Copy the lines below as they are; omit the images they contain.

——————

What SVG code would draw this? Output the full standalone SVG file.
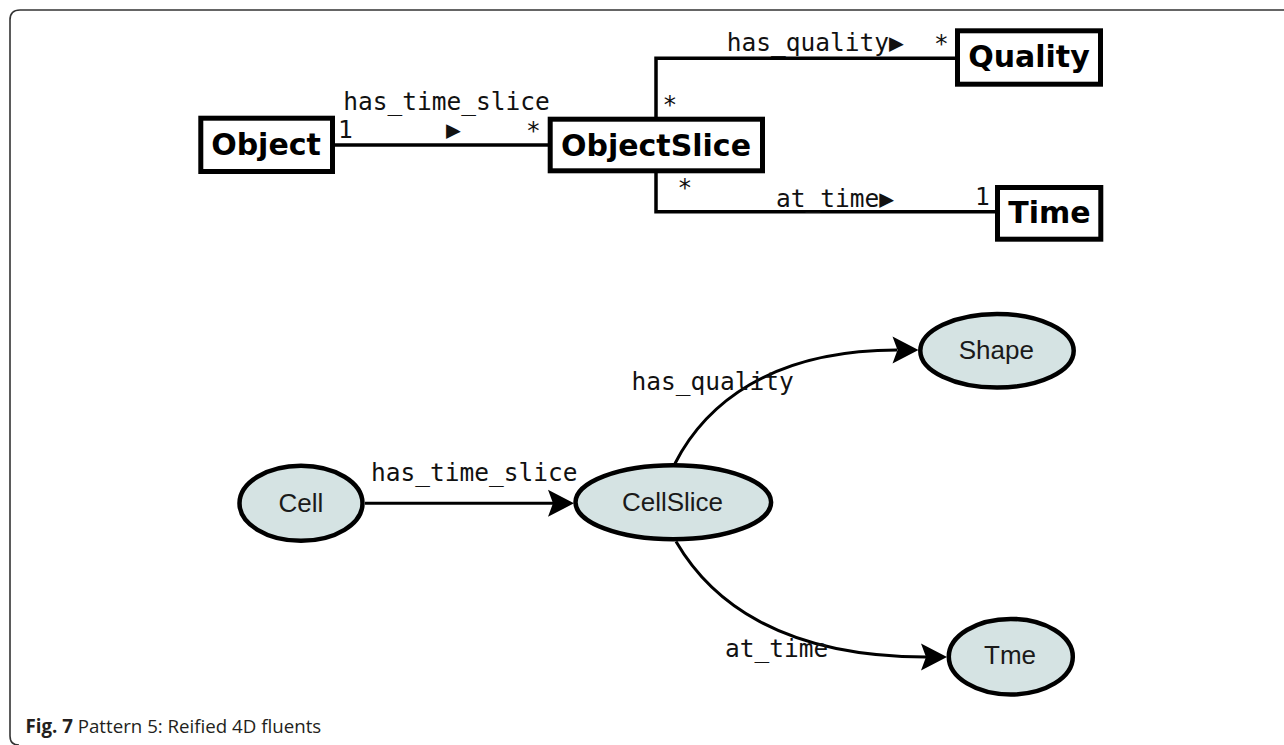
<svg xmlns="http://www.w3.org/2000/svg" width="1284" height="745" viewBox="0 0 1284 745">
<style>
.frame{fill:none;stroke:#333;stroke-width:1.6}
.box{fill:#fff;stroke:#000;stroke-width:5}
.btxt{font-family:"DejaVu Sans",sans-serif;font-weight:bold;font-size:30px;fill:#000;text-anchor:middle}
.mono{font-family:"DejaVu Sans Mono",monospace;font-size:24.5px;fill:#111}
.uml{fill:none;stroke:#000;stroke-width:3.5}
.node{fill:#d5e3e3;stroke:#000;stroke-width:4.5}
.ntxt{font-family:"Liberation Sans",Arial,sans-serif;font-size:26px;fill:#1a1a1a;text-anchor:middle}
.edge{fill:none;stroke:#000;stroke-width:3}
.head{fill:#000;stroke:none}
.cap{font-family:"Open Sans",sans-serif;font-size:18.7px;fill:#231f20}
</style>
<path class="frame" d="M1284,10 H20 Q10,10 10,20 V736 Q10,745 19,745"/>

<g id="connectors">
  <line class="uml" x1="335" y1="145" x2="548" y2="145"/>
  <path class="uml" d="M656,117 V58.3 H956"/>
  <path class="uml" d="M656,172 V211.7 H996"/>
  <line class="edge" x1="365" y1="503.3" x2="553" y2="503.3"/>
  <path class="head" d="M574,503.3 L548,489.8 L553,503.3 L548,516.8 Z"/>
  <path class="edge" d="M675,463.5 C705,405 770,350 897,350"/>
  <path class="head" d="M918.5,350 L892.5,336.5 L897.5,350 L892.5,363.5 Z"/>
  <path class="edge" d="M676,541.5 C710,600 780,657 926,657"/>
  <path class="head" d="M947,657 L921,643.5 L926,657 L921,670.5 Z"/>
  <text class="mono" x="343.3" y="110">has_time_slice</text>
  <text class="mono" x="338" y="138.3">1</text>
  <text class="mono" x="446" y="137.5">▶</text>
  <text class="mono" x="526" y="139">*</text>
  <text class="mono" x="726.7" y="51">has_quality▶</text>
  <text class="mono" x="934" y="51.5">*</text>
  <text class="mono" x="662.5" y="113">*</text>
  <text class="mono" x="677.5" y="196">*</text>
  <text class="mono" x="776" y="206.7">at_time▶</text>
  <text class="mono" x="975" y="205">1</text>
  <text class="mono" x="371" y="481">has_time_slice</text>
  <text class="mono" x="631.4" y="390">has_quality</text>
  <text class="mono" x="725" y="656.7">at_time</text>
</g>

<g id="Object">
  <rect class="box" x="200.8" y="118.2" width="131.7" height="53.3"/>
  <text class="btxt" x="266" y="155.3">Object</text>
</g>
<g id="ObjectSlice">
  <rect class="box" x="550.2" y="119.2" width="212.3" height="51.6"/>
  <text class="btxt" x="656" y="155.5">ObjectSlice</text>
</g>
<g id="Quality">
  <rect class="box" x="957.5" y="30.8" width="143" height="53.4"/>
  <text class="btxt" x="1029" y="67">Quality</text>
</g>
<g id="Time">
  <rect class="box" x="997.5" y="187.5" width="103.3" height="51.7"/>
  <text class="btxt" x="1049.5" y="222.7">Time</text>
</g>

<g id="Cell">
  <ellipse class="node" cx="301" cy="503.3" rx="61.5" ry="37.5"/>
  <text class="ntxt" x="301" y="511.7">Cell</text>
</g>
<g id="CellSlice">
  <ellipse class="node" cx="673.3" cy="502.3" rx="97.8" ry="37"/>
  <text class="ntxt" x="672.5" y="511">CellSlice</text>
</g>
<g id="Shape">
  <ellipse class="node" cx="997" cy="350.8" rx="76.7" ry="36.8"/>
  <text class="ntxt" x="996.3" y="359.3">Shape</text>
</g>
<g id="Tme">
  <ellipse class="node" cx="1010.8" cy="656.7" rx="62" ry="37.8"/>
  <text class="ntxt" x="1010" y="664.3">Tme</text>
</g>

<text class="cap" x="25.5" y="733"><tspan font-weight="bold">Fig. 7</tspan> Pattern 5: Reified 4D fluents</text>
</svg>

——————

**RESULT OF THIS TASK**
What SVG code would draw this? Output the full standalone SVG file.
<svg xmlns="http://www.w3.org/2000/svg" width="1284" height="745" viewBox="0 0 1284 745">
<style>
.frame{fill:none;stroke:#333;stroke-width:1.6}
.box{fill:#fff;stroke:#000;stroke-width:5}
.btxt{font-family:"DejaVu Sans",sans-serif;font-weight:bold;font-size:30px;fill:#000;text-anchor:middle}
.mono{font-family:"DejaVu Sans Mono",monospace;font-size:24.5px;fill:#111}
.uml{fill:none;stroke:#000;stroke-width:3.5}
.node{fill:#d5e3e3;stroke:#000;stroke-width:4.5}
.ntxt{font-family:"Liberation Sans",Arial,sans-serif;font-size:26px;fill:#1a1a1a;text-anchor:middle}
.edge{fill:none;stroke:#000;stroke-width:3}
.head{fill:#000;stroke:none}
.cap{font-family:"Open Sans",sans-serif;font-size:18.7px;fill:#231f20}
</style>
<path class="frame" d="M1284,10 H20 Q10,10 10,20 V736 Q10,745 19,745"/>

<g id="connectors">
  <line class="uml" x1="335" y1="145" x2="548" y2="145"/>
  <path class="uml" d="M656,117 V58.3 H956"/>
  <path class="uml" d="M656,172 V211.7 H996"/>
  <line class="edge" x1="365" y1="503.3" x2="553" y2="503.3"/>
  <path class="head" d="M574,503.3 L548,489.8 L553,503.3 L548,516.8 Z"/>
  <path class="edge" d="M675,463.5 C705,405 770,350 897,350"/>
  <path class="head" d="M918.5,350 L892.5,336.5 L897.5,350 L892.5,363.5 Z"/>
  <path class="edge" d="M676,541.5 C710,600 780,657 926,657"/>
  <path class="head" d="M947,657 L921,643.5 L926,657 L921,670.5 Z"/>
  <text class="mono" x="343.3" y="110">has_time_slice</text>
  <text class="mono" x="338" y="138.3">1</text>
  <text class="mono" x="446" y="137.5">▶</text>
  <text class="mono" x="526" y="139">*</text>
  <text class="mono" x="726.7" y="51">has_quality▶</text>
  <text class="mono" x="934" y="51.5">*</text>
  <text class="mono" x="662.5" y="113">*</text>
  <text class="mono" x="677.5" y="196">*</text>
  <text class="mono" x="776" y="206.7">at_time▶</text>
  <text class="mono" x="975" y="205">1</text>
  <text class="mono" x="371" y="481">has_time_slice</text>
  <text class="mono" x="631.4" y="390">has_quality</text>
  <text class="mono" x="725" y="656.7">at_time</text>
</g>

<g id="Object">
  <rect class="box" x="200.8" y="118.2" width="131.7" height="53.3"/>
  <text class="btxt" x="266" y="155.3">Object</text>
</g>
<g id="ObjectSlice">
  <rect class="box" x="550.2" y="119.2" width="212.3" height="51.6"/>
  <text class="btxt" x="656" y="155.5">ObjectSlice</text>
</g>
<g id="Quality">
  <rect class="box" x="957.5" y="30.8" width="143" height="53.4"/>
  <text class="btxt" x="1029" y="67">Quality</text>
</g>
<g id="Time">
  <rect class="box" x="997.5" y="187.5" width="103.3" height="51.7"/>
  <text class="btxt" x="1049.5" y="222.7">Time</text>
</g>

<g id="Cell">
  <ellipse class="node" cx="301" cy="503.3" rx="61.5" ry="37.5"/>
  <text class="ntxt" x="301" y="511.7">Cell</text>
</g>
<g id="CellSlice">
  <ellipse class="node" cx="673.3" cy="502.3" rx="97.8" ry="37"/>
  <text class="ntxt" x="672.5" y="511">CellSlice</text>
</g>
<g id="Shape">
  <ellipse class="node" cx="997" cy="350.8" rx="76.7" ry="36.8"/>
  <text class="ntxt" x="996.3" y="359.3">Shape</text>
</g>
<g id="Tme">
  <ellipse class="node" cx="1010.8" cy="656.7" rx="62" ry="37.8"/>
  <text class="ntxt" x="1010" y="664.3">Tme</text>
</g>

<text class="cap" x="25.5" y="733"><tspan font-weight="bold">Fig. 7</tspan> Pattern 5: Reified 4D fluents</text>
</svg>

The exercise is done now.